Be warned that Bitcoin as a whole is still a pretty woolly area legally. The law wasn't ready for it, there's a lot of uncertainty, and there are, predictably, scammers and fraudsters trying to take advantage of that uncertainty.
It's been getting better lately as the law catches up a little and figures out how to do their jobs here. But the scammers are still around. Making a bet that they're planning how to get you to "invest" your money in their next house in the Bahamas would be a pretty good investment.
That said? An investment in mining could be a good idea if and only if you live in an area with heavily subsidized electrical utilities and/or can work out a sweetheart deal that gets you at least a 50% discount on electricity. Some people are installing bitcoin miners as electric heaters in chilly areas, which gets them free electricity out of what homeowners or business owners are willing to pay for utility costs for heating. Otherwise, mining reliably loses money for two reasons. First, because you're competing with people who do their mining in exactly those conditions. And second, because at least a few of them are deliberately mining at a loss, either as an expensive way to speculate on a future price rise or as a premium they're willing to pay for the "virgin coins" they mine, which have no transaction history whatsoever and, if spent carefully, cannot be traced at all.
Ummm, yeah, that probably means exactly what it sounds like it means if you're paying attention. Like I said, you should be very careful about whom you do business with and what business you do, because the law is catching up and the sort of people who are likely to come to their attention are by no means gone.
An investment in Bitcoin startups would be best for the community as a whole, but for the investor it's a risky play. Could be astoundingly lucrative depending on what happens, but.... I guess it depends on how much money your coalition has to invest in the *whole* portfolio that determines how much you can put on something risky.

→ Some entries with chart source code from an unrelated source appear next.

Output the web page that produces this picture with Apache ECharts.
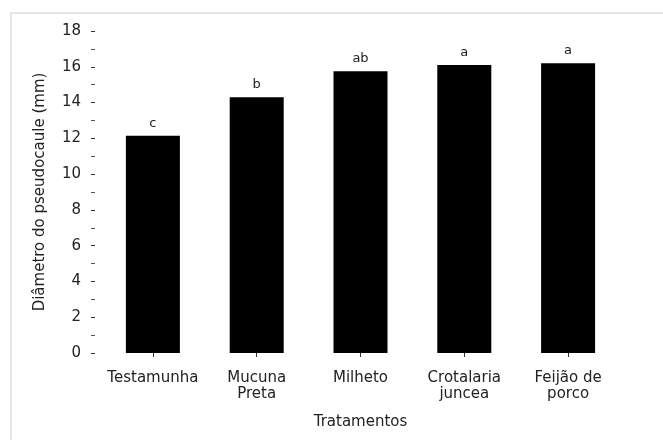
<!DOCTYPE html>
<html>
<head>
<meta charset="utf-8">
<script src="https://cdn.jsdelivr.net/npm/echarts@6/dist/echarts.min.js"></script>
<style>
  html, body { margin: 0; padding: 0; background: #fff; }
  #chart { width: 663px; height: 440px; }
</style>
</head>
<body>
<div id="chart"></div>
<script>
var categories = ['Testamunha', 'Mucuna\nPreta', 'Milheto', 'Crotalaria\njuncea', 'Feijão de\nporco']
var values = [12.15, 14.3, 15.75, 16.1, 16.2]
var letters = ['c', 'b', 'ab', 'a', 'a']
var yTicks = [0, 2, 4, 6, 8, 10, 12, 14, 16, 18]

var font = 'DejaVu Sans'
var chart = echarts.init(document.getElementById('chart'))
var option = {
  backgroundColor: '#fff',
  animation: false,
  // moldura clara em volta da figura
  graphic: [{
    type: 'rect',
    shape: { x: 11, y: 13, width: 700, height: 500 },
    style: { fill: 'none', stroke: '#e1e6ed', lineWidth: 2 },
    silent: true
  }],
  grid: { left: 101, right: 43, top: 31, bottom: 87 },
  xAxis: {
    type: 'category',
    data: categories,
    name: 'Tratamentos',
    nameLocation: 'middle',
    nameGap: 62,
    nameTextStyle: { fontFamily: font, fontSize: 15, color: '#222' },
    axisLine: { show: false },
    axisTick: { show: true, alignWithLabel: true, length: 4, lineStyle: { color: '#333' } },
    axisLabel: { fontFamily: font, fontSize: 15, color: '#222', lineHeight: 16, margin: 17, interval: 0 }
  },
  yAxis: {
    type: 'value',
    min: yTicks[0],
    max: yTicks[yTicks.length - 1],
    interval: 2,
    offset: 6,
    name: 'Diâmetro do pseudocaule (mm)',
    nameLocation: 'middle',
    nameGap: 47,
    nameTextStyle: { fontFamily: font, fontSize: 15, color: '#222' },
    axisLine: { show: false },
    axisTick: { show: true, length: 4, lineStyle: { color: '#333' } },
    minorTick: { show: true, splitNumber: 2, length: 4, lineStyle: { color: '#555' } },
    splitLine: { show: false },
    axisLabel: { fontFamily: font, fontSize: 15, color: '#222', margin: 14 }
  },
  series: [{
    type: 'bar',
    data: values,
    barWidth: 54,
    itemStyle: { color: '#000' },
    label: {
      show: true,
      position: 'top',
      distance: 6,
      fontFamily: font,
      fontSize: 13,
      color: '#222',
      formatter: function (p) { return letters[p.dataIndex] }
    }
  }]
}
chart.setOption(option)
</script>
</body>
</html>
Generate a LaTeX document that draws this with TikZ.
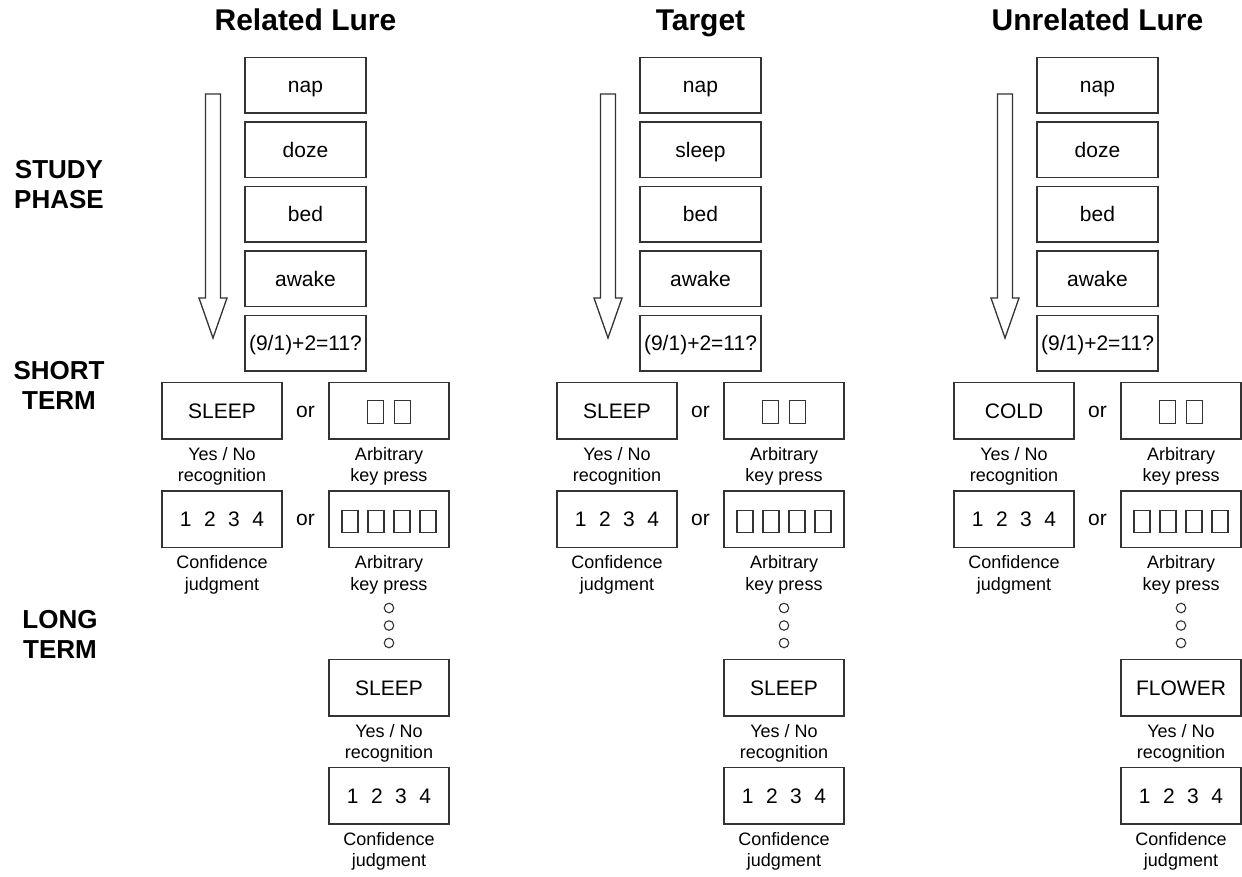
\documentclass[tikz,border=0pt]{standalone}
\usepackage{fontspec}
\setmainfont{Liberation Sans}
\usetikzlibrary{calc,positioning}
\definecolor{edge}{HTML}{333333}
\begin{document}
\begin{tikzpicture}[x=1pt,y=-1pt,
  wordbox/.style={draw=edge, line width=1.5pt, minimum width=121pt, minimum height=55.5pt,
    inner sep=0pt, text height=15pt, text depth=0pt, font=\fontsize{21}{25}\selectfont},
  respbox/.style={wordbox, minimum width=120pt, minimum height=56.5pt},
  caption/.style={font=\fontsize{18}{21.5}\selectfont, align=center, inner sep=0pt},
  heading/.style={font=\bfseries\fontsize{30}{36}\selectfont, inner sep=0pt, anchor=base},
  phase/.style={font=\bfseries\fontsize{26}{30}\selectfont, align=center, inner sep=0pt, anchor=north},
  orword/.style={font=\fontsize{21}{25}\selectfont, inner sep=0pt, text height=13pt, text depth=0pt},
  keycap/.style={draw=edge, line width=1.1pt, minimum width=16pt, minimum height=22.5pt, inner sep=0pt},
  dot/.style={draw=edge, line width=1.1pt, circle, minimum size=9.5pt, inner sep=0pt},
  flow/.style={draw=edge, line width=1.3pt, fill=white, line join=miter}
]
\useasboundingbox (0,0) rectangle (1242,876);

% phase labels on the left
\node[phase] (study) at (59,160) {STUDY\\PHASE};
\node[phase] (short) at (59,361) {SHORT\\TERM};
\node[phase] (long)  at (60,610) {LONG\\TERM};

% one column per condition: left edge of study list, name, heading, 2nd word, probes
\foreach \L/\c/\head/\w/\stw/\ltw in {
    245/a/Related Lure/doze/SLEEP/SLEEP,
    640/b/Target/sleep/SLEEP/SLEEP,
    1037/c/Unrelated Lure/doze/COLD/FLOWER}{
  \node[heading] (\c-title) at (\L+60.5,30) {\head};

  % study list
  \node[wordbox] (\c-s1) at (\L+60.5,85)    {nap};
  \node[wordbox] (\c-s2) at (\L+60.5,149.5) {\w};
  \node[wordbox] (\c-s3) at (\L+60.5,214)   {bed};
  \node[wordbox] (\c-s4) at (\L+60.5,278.5) {awake};
  \node[wordbox] (\c-s5) at (\L+60.5,343)   {(9/1)+2=11?};

  % hollow downward arrow beside the list
  \draw[flow] (\L-39.5,94) -- (\L-24.5,94) -- (\L-24.5,298) -- (\L-18,298)
    -- (\L-32,338) -- (\L-46,298) -- (\L-39.5,298) -- cycle;

  % short-term test: recognition / key press
  \node[respbox] (\c-yn) at (\L-23,410.5) {\stw};
  \node[orword]  (\c-or1) at (\L+60.5,410.5) {or};
  \node[respbox] (\c-k2) at (\L+144,410.5) {};
  \node[keycap]  (\c-k2a) at ($(\c-k2.center)+(-13.5,1.5)$) {};
  \node[keycap]  (\c-k2b) at ($(\c-k2.center)+(13.5,1.5)$) {};
  \node[caption, below=7.5pt of \c-yn] (\c-ynl) {Yes / No\\recognition};
  \node[caption, below=7.5pt of \c-k2] (\c-k2l) {Arbitrary\\key press};

  % short-term test: confidence / key press
  \node[respbox] (\c-cj) at (\L-23,519) {1\hspace{12.5pt}2\hspace{12.5pt}3\hspace{12.5pt}4};
  \node[orword]  (\c-or2) at (\L+60.5,519) {or};
  \node[respbox] (\c-k4) at (\L+144,519) {};
  \node[keycap]  (\c-k4a) at ($(\c-k4.center)+(-39,2.5)$) {};
  \node[keycap]  (\c-k4b) at ($(\c-k4.center)+(-13,2.5)$) {};
  \node[keycap]  (\c-k4c) at ($(\c-k4.center)+(13,2.5)$) {};
  \node[keycap]  (\c-k4d) at ($(\c-k4.center)+(39,2.5)$) {};
  \node[caption, below=7.5pt of \c-cj] (\c-cjl) {Confidence\\judgment};
  \node[caption, below=7.5pt of \c-k4] (\c-k4l) {Arbitrary\\key press};

  % delay
  \node[dot] (\c-d1) at (\L+144,608) {};
  \node[dot] (\c-d2) at (\L+144,625.5) {};
  \node[dot] (\c-d3) at (\L+144,643) {};

  % long-term test
  \node[respbox] (\c-lt) at (\L+144,687.5) {\ltw};
  \node[caption, below=7.5pt of \c-lt] (\c-ltl) {Yes / No\\recognition};
  \node[respbox] (\c-lc) at (\L+144,795.5) {1\hspace{12.5pt}2\hspace{12.5pt}3\hspace{12.5pt}4};
  \node[caption, below=7.5pt of \c-lc] (\c-lcl) {Confidence\\judgment};
}
\end{tikzpicture}
\end{document}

Probably the most reliably profitable, least risky, and lowest-margin bitcoin business right now would be a currency exchange. Right now there are dozens of players trying to be currency exchanges - and federal money transmitter laws are removing many of them from the business, so if you can navigate that legal maze the competition is getting weeded out for you as we speak. But on that score you'd have to act pretty fast, because there are already some big players moving. It's not just the Winklevii either; there are some sharper, faster-moving businessmen in some of those startups.
Second on the list is people who supply payment services; Joe merchant wants to accept Bitcoin at his truck stop bar & grill, but doesn't want the bother and complexity of managing it himself. Payment services guy steps in and sets him up with the appropriate secured equipment, shows him how to use it, processes payments for him, etc. Bitcoin here is a competitive advantage over Visa etc, because the per-transaction costs are lower. That is, the bitcoin-to-bitcoin transaction costs are lower. If you're paying an exchange to convert to and from other forms of money, you'll want to aggregate bitcoins to make fewer and smaller tx at the exchanges. Or, you know, do vertical integration and be the exchange as well as the payment services provider.